Intervention de François d'Aubert

Commission des finances, du contrôle budgétaire et des comptes économiques de la nation — Réunion du 4 novembre 2010 : 1ère réunion
Audition de M. François d'auBert délégué général à la lutte contre les territoires et juridictions non coopératifs

François d'Aubert, délégué général à la lutte contre les territoires et juridictions non coopératifs, président du groupe d'évaluation des juridictions non coopératives de l'OCDE :

Je suis sensible à votre invitation : il est important que le Parlement suive de près la question de paradis fiscaux. Les conventions internationales seraient sans doute meilleures si l'exécutif ressentait la pression de l'examen parlementaire ! En effet, certaines clauses mériteraient d'être améliorées d'un point de vue rédactionnel.

La volonté exprimée au G20 de Londres a connu une traduction juridique avec la signature de près de 600 conventions de double imposition et accords d'échanges de renseignement. Les pays entrent ainsi dans le système de discipline collective mis en place dans le cadre du Forum mondial sur la fiscalité, rénové il y a un an à Mexico.

Le secrétariat de l'OCDE avait communiqué au G20 une liste noire, une liste grise et une liste blanche, cette dernière recensant les pays qui avaient fait un effort pour améliorer la transparence et l'échange de renseignements, en dépit d'une certaine lenteur. Il faut dire que sous George W. Bush, les États-Unis n'ont guère encouragé le système d'échange multilatéral, tout en signant des accords bilatéraux exigeants.

La liste blanche s'est aujourd'hui allongée.
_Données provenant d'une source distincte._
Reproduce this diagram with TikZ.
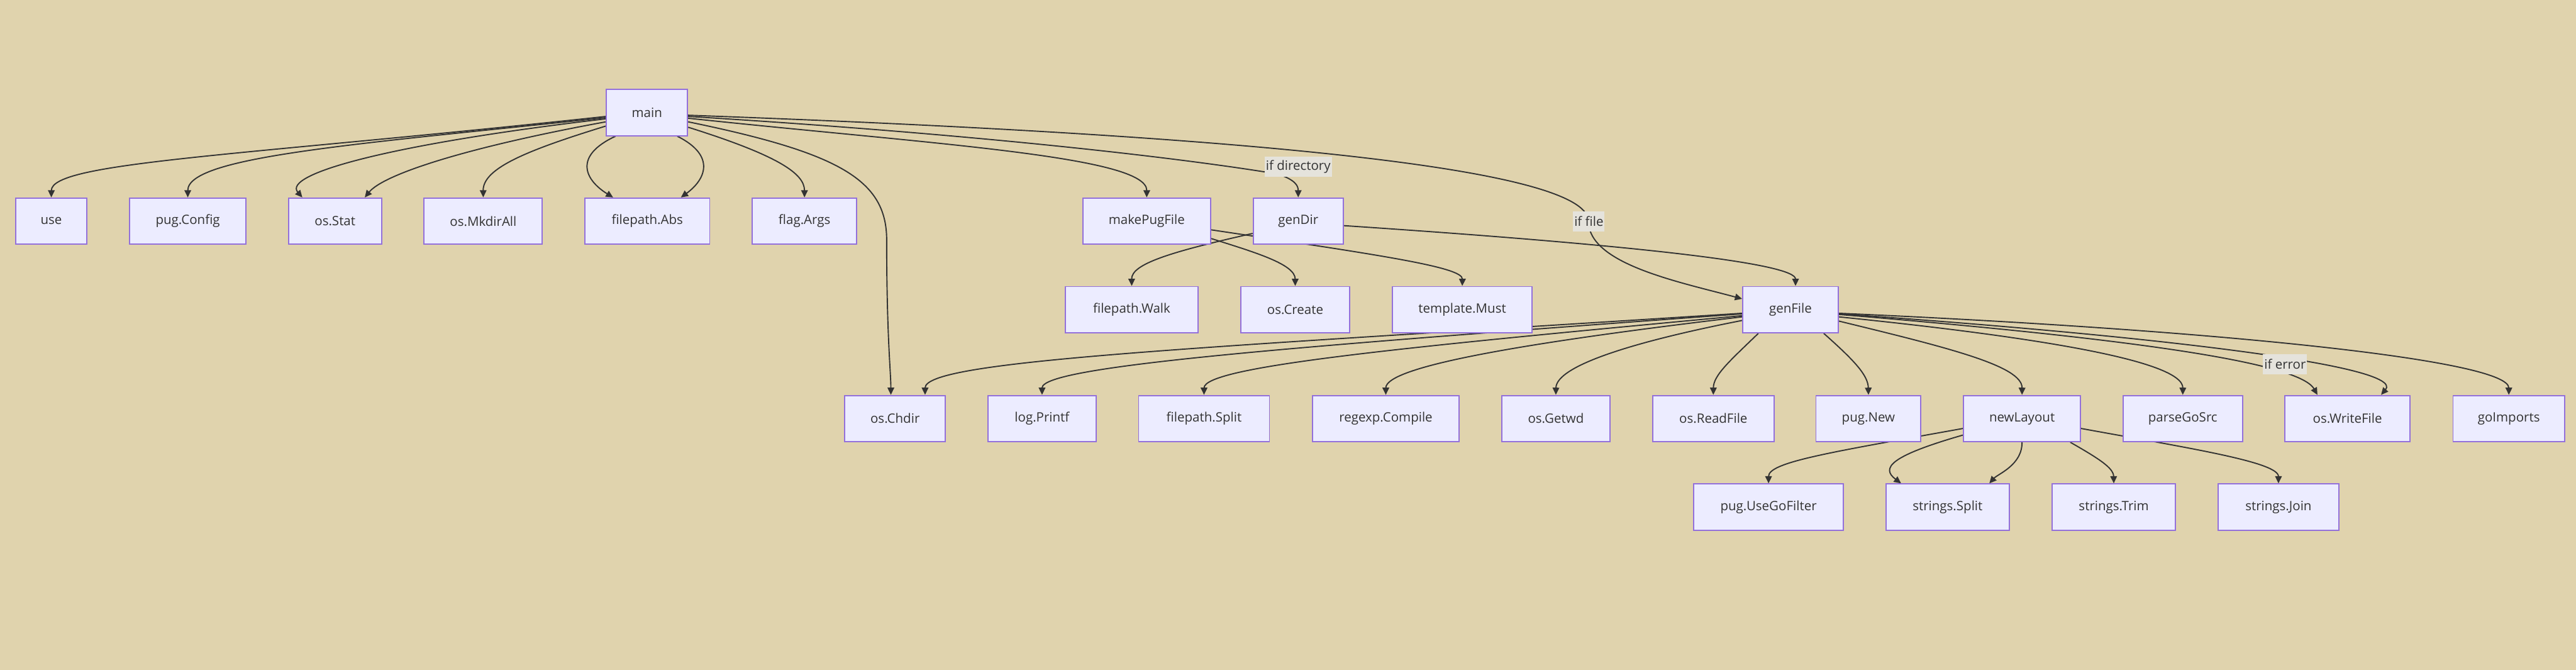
\documentclass[tikz,border=0pt]{standalone}
\usepackage{fontspec}
\setmainfont{Open Sans}
\usetikzlibrary{arrows.meta,calc}
\definecolor{bgcol}{HTML}{E0D3AD}
\definecolor{nodefill}{HTML}{ECECFF}
\definecolor{nodeborder}{HTML}{9370DB}
\definecolor{edgecol}{HTML}{333333}
\definecolor{textcol}{HTML}{333333}
\definecolor{lblfill}{HTML}{E5E3DC}
\pgfdeclarelayer{bgl}
\pgfdeclarelayer{edgel}
\pgfsetlayers{bgl,edgel,main}
\begin{document}
\begin{tikzpicture}[x=1pt,y=-1pt,
  box/.style={draw=nodeborder, fill=nodefill, line width=2pt, minimum height=77pt,
    inner sep=0pt, text=textcol, font=\fontsize{21.5}{26}\selectfont},
  edge/.style={draw=edgecol, line width=2pt, -{Triangle[length=12pt,width=11pt]}},
  lbl/.style={fill=lblfill, inner xsep=2pt, inner ysep=0pt, minimum height=34pt,
    text=textcol, font=\fontsize{21.5}{26}\selectfont}]
\useasboundingbox (0,0) rectangle (4294,1116);
\begin{pgfonlayer}{bgl}
\fill[bgcol] (0,0) rectangle (4294,1116);
\end{pgfonlayer}

% row 0
\node[box, minimum width=135pt] (main) at (1078.5,187.5) {main};
% row 1
\node[box, minimum width=119pt] (use) at (85.5,368.5) {use};
\node[box, minimum width=194pt] (pugConfig) at (313,368.5) {pug.Config};
\node[box, minimum width=155pt] (osStat) at (558.5,368.5) {os.Stat};
\node[box, minimum width=197pt] (osMkdirAll) at (805.5,368.5) {os.MkdirAll};
\node[box, minimum width=208pt] (filepathAbs) at (1079,368.5) {filepath.Abs};
\node[box, minimum width=174pt] (flagArgs) at (1341,368.5) {flag.Args};
\node[box, minimum width=213pt] (makePugFile) at (1911.5,368.5) {makePugFile};
\node[box, minimum width=150pt] (genDir) at (2164,368.5) {genDir};
% row 2
\node[box, minimum width=221pt] (filepathWalk) at (1886.5,516) {filepath.Walk};
\node[box, minimum width=182pt] (osCreate) at (2159,516) {os.Create};
\node[box, minimum width=233pt] (templateMust) at (2437.5,516) {template.Must};
\node[box, minimum width=159pt] (genFile) at (2984.5,516) {genFile};
% row 3
\node[box, minimum width=168pt] (osChdir) at (1492,697.5) {os.Chdir};
\node[box, minimum width=180pt] (logPrintf) at (1737,697.5) {log.Printf};
\node[box, minimum width=218pt] (filepathSplit) at (2007,697.5) {filepath.Split};
\node[box, minimum width=244pt] (regexpCompile) at (2310,697.5) {regexp.Compile};
\node[box, minimum width=181pt] (osGetwd) at (2593.5,697.5) {os.Getwd};
\node[box, minimum width=202pt] (osReadFile) at (2856,697.5) {os.ReadFile};
\node[box, minimum width=175pt] (pugNew) at (3114.5,697.5) {pug.New};
\node[box, minimum width=195pt] (newLayout) at (3370.5,697.5) {newLayout};
\node[box, minimum width=199pt] (parseGoSrc) at (3638.5,697.5) {parseGoSrc};
\node[box, minimum width=208pt] (osWriteFile) at (3913,697.5) {os.WriteFile};
\node[box, minimum width=186pt] (goImports) at (4182,697.5) {goImports};
% row 4
\node[box, minimum width=250pt] (pugUseGoFilter) at (2948,845) {pug.UseGoFilter};
\node[box, minimum width=205pt] (stringsSplit) at (3246.5,845) {strings.Split};
\node[box, minimum width=205pt] (stringsTrim) at (3523.5,845) {strings.Trim};
\node[box, minimum width=202pt] (stringsJoin) at (3798,845) {strings.Join};

\begin{pgfonlayer}{edgel}
% main -> row 1
\draw[edge] ($(main.west)+(0,6.5)$) .. controls (400,260) and (86,270) .. (use.north);
\draw[edge] ($(main.west)+(0,8.5)$) .. controls (600,240) and (313,260) .. (pugConfig.north);
\draw[edge] ($(main.west)+(0,10.5)$) .. controls (650,240) and (470,290) .. ($(osStat.north)+(-54.5,0)$);
\draw[edge] ($(main.west)+(0,15.5)$) .. controls (780,245) and (640,290) .. ($(osStat.north)+(49.5,0)$);
\draw[edge] ($(main.west)+(0,22.5)$) .. controls (880,250) and (805,280) .. (osMkdirAll.north);
\draw[edge] ($(main.south)+(-52.5,0)$) .. controls (955,260) and (975,300) .. ($(filepathAbs.north)+(-57,0)$);
\draw[edge] ($(main.south)+(50.5,0)$) .. controls (1195,260) and (1175,300) .. ($(filepathAbs.north)+(56,0)$);
\draw[edge] ($(main.east)+(0,24.5)$) .. controls (1300,260) and (1341,290) .. (flagArgs.north);
\draw[edge] ($(main.east)+(0,15.5)$) .. controls (1400,255) and (1478,300) .. (1478,400)
  .. controls (1478,560) and (1485,620) .. ($(osChdir.north)+(-7,0)$);
\draw[edge] ($(main.east)+(0,9.5)$) .. controls (1550,240) and (1912,260) .. (makePugFile.north);
\draw[edge] ($(main.east)+(0,6.5)$) .. controls (1650,225) and (1980,265) .. (2130,290)
  .. controls (2160,300) and (2164,310) .. (genDir.north);
\draw[edge] ($(main.east)+(0,4.5)$) .. controls (2200,230) and (2648,290) .. (2648,369)
  .. controls (2648,440) and (2800,470) .. ($(genFile.west)+(0,-18)$);
% makePugFile, genDir
\draw[edge] ($(makePugFile.east)+(0,29)$) .. controls (2090,420) and (2159,440) .. (osCreate.north);
\draw[edge] ($(makePugFile.east)+(0,14.5)$) .. controls (2300,425) and (2438,445) .. (templateMust.north);
\draw[edge] ($(genDir.west)+(0,20.5)$) .. controls (1950,420) and (1886,440) .. (filepathWalk.north);
\draw[edge] ($(genDir.east)+(0,7.5)$) .. controls (2750,410) and (2993,440) .. ($(genFile.north)+(8.5,0)$);
% genFile -> row 3
\draw[edge] ($(genFile.west)+(0,6)$) .. controls (2000,580) and (1542,600) .. ($(osChdir.north)+(50,0)$);
\draw[edge] ($(genFile.west)+(0,7)$) .. controls (2150,578) and (1737,610) .. (logPrintf.north);
\draw[edge] ($(genFile.west)+(0,10)$) .. controls (2350,578) and (2007,610) .. (filepathSplit.north);
\draw[edge] ($(genFile.west)+(0,12)$) .. controls (2550,570) and (2310,610) .. (regexpCompile.north);
\draw[edge] ($(genFile.west)+(0,18)$) .. controls (2720,570) and (2594,610) .. (osGetwd.north);
\draw[edge] ($(genFile.south)+(-53.5,0)$) .. controls (2885,600) and (2856,625) .. (osReadFile.north);
\draw[edge] ($(genFile.south)+(55.5,0)$) .. controls (3090,600) and (3114,625) .. (pugNew.north);
\draw[edge] ($(genFile.east)+(0,19)$) .. controls (3250,580) and (3371,610) .. (newLayout.north);
\draw[edge] ($(genFile.east)+(0,12)$) .. controls (3380,560) and (3639,600) .. (parseGoSrc.north);
\draw[edge] ($(genFile.east)+(0,8)$) .. controls (3500,560) and (3830,600) .. ($(osWriteFile.north)+(-50,0)$);
\draw[edge] ($(genFile.east)+(0,7)$) .. controls (3600,560) and (4010,610) .. ($(osWriteFile.north)+(56,0)$);
\draw[edge] ($(genFile.east)+(0,6)$) .. controls (3700,550) and (4182,600) .. (goImports.north);
% newLayout -> row 4
\draw[edge] ($(newLayout.west)+(0,16.5)$) .. controls (3050,754) and (2948,770) .. (pugUseGoFilter.north);
\draw[edge] ($(newLayout.west)+(0,27.5)$) .. controls (3150,760) and (3135,780) .. ($(stringsSplit.north)+(-77.5,0)$);
\draw[edge] (newLayout.south) .. controls (3371,775) and (3330,790) .. ($(stringsSplit.north)+(69.5,0)$);
\draw[edge] ($(newLayout.south)+(80.5,0)$) .. controls (3500,765) and (3523,780) .. (stringsTrim.north);
\draw[edge] ($(newLayout.east)+(0,16.5)$) .. controls (3650,747) and (3798,770) .. (stringsJoin.north);
\end{pgfonlayer}

% edge labels
\node[lbl] (lblDir) at (2164,278) {if directory};
\node[lbl] (lblFile) at (2648.5,369) {if file};
\node[lbl] (lblErr) at (3809,607) {if error};
\end{tikzpicture}
\end{document}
Au 19 octobre 2010, dix juridictions restaient encore sur liste grise, qu'il s'agisse de paradis fiscaux, de type « tax heavens », ou de type « financial center ». Pour être inscrit sur la liste blanche, il suffit d'avoir signé douze conventions, quels que soient les partenaires : on a ainsi vu fleurir des conventions de complaisance, par exemple entre Monaco et les Iles Féroé... Il n'y a plus de liste noire, et la liste grise s'épuise : Belize a déjà signé onze conventions ; le Vanuatu, Nioué et Nauru en sont proches. Le passage en phase 2 n'a été refusé qu'au Botswana et au Panama, qui a fait l'objet d'un rapport sévère.

L'évaluation concerne 95 pays qui ont accepté de subir un contrôle par leurs pairs. Elle porte sur la transparence et l'échange de renseignements. Parmi les dix critères retenus figurent la conclusion des conventions et accords avec des partenaires pertinents, le secret bancaire, les dispositifs comptables, l'identification des bénéficiaires et propriétaires. L'information existe-t-elle ? L'administration fiscale peut-elle se faire communiquer des renseignements par les banques ? L'évaluation donne lieu à d'éventuelles recommandations. C'est un moyen de pression sur les juridictions non coopératives.

Le système fonctionnant par consensus, les 95 pays doivent adopter les rapports qui conduisent à noter les pays, provoquant ainsi la crainte qu'un rapport sur un autre pays ne fasse jurisprudence... Le Panama, qui ne voulait pas être cité dans le rapport final, n'a pas eu gain de cause.

L'ambition est de traiter 40 pays par an, afin d'avoir achevé la phase 1 en 2012. Il n'y a pas de consensus pour recourir au naming and shaming d'une nouvelle liste noire stigmatisante, mais les États fautifs sont identifiés. Les pays gèrent en outre leurs propres listes noires selon des critères différents : si le Brésil ne liste que les États coupables de dumping fiscal, d'autres retiennent le critère plus large du défaut de transparence.

Les conventions bilatérales font souvent preuve d'originalité, mais toutes respectent à la lettre l'article 26 du modèle de convention de suppression des doubles impositions de l'OCDE. De nombreux pays ont pris des mesures internes pour limiter la protection du secret bancaire à usage fiscal. L'échange d'informations est le plus souvent à la demande, et non automatique, sauf avec certains pays de l'Union européenne, ou avec les anciennes possessions britanniques comme les Iles Caïmans : on est loin de l'anonymat !

Le Foreign Account Tax Compliance Act (FATCA), voté par les États-Unis, vise à « capturer » cinq millions de contribuables américains : il demande à tous les établissements financiers d'opérer un prélèvement à la source de 30 % sur les revenus de leurs clients américains, sauf s'ils communiquent leur identité et consentent à un échange automatique d'informations avec l'Internal Revenue Service (IRS).